Sanger Confirmation for NGS
The Sanger Method, it’s the gold standard for DNA sequencing—but how valuable is it in today’s lab? Sanger has one purpose – to sequence single strands of DNA with a high degree of certainty. It has been around since the 1970’s and though it is an old tool in the genomics tool kit, it is still relevant. Sanger can be used to validate results from NGS, confirm cloned inserts or mutated sequences, identify disease-causing genetic sequences, target small regions, and HLA typing. It is a cost-efficient way of sequencing single samples. Though every sample has a cost, it is far less expensive than running a high-throughput NGS sequencer for a single sequence. The current best practice in many labs is to confirm NGS sequencing with Sanger.
Sanger Sequencing for Clinical Labs
There has been debate in the scientific community about the continued need for Sanger sequencing. While some say NGS is enough to find genetic variants, a study in The Journal of Molecular Diagnostics found the chance for false-positives while testing for difficult-to-detect, disease associated variants was 1.3%, while controlling the bioinformatics pipeline to eliminate those false results would result in missing 2% of real mutations.
Adding the additional step of Sanger sequencing to workflows understandably adds turn-around time and expense to projects. However, there are many labs that specialize in sequencing for validation (either as outsourced sites or core hospital sites). This secondary Sanger confirmation is especially important for clinicians making a diagnosis or deciding on treatment options, where the validation of the mutation has real-world implications.
The extra day needed for confirmation is inconsequential when a life may hang in the balance. Confirmation of a diagnosis for an ill patient or genetic testing in a person who believes he/she has a disposition toward a disease is essential. For instance, a person who tested positive for an abnormal BRCA1, BRCA2 or PALB2 gene should have secondary confirmation before considering something as serious as a prophylactic mastectomy.
Sanger Sequencing in Biopharma Labs
Sanger is not the sequencing method traditionally associated with biopharmaceutical development. However, “low tech” Sanger sequencing has a home in the “high tech” world of biopharma R&D, and manufacturing. Labs can rely on both Sanger and NGS, using NGS to meet large-scale needs and Sanger for smaller projects.
There are times when NGS would not be the best use of a lab’s resources. For a biopharma, where testing and creating new large molecules is part of the R&D process, Sanger sequencing helps in sequence validation. Was the experiment a success? Did the team create the correct mutation and what was the result? Instead of taking the time and space in a NGS sequencer to answer these questions, an organization can increase efficiency by using Sanger for small validations and by reserving NGS sequencers for larger scale projects.
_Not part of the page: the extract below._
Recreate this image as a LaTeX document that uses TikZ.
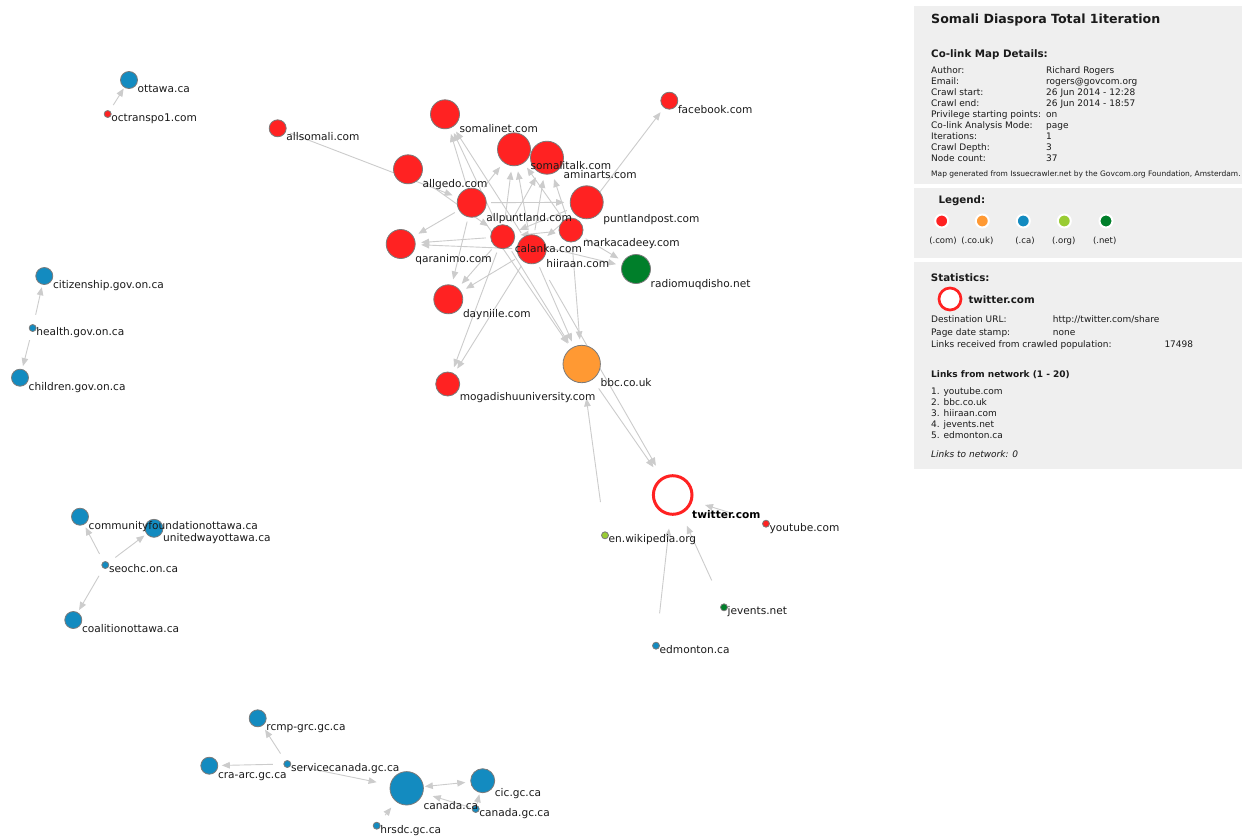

Sanger is necessary when moving from upstream bioprocess R&D to downstream production. The ability to trace the sequencing analysis of new modalities as the process moves to scale is vital. If there is a point in the process where results are no longer correct, the ability to check all data about the process, and analyze the samples/products from one step to another is important to pinpoint and correct problems.
Sanger and NGS Data in a Lab
When Sanger testing is done, often the amount of information (miniscule by NGS standards) is read and evaluated in a spreadsheet. The physical separation between the Sanger sequence information and the NGS sequence data opens the possibility for errors in the lab.
Sanger sequencing applications which allow sequence data to be stored on the same informatics platform which also houses NGS sequence data, reduces errors caused by transcription. The Sanger applications in the Marketplace can be coupled with an NGS workflow on Thermo Fisher™ Platform for Science™ software. This allows the information from the Sanger Sequencing to be directly compared with NGS results, leaving the data traceable, and reportable within the informatics platform.
Sanger lets you sequence one fragment at a time – which is a far more efficient use of time and energy if you only have a few samples to sequence. It is still considered the gold standard.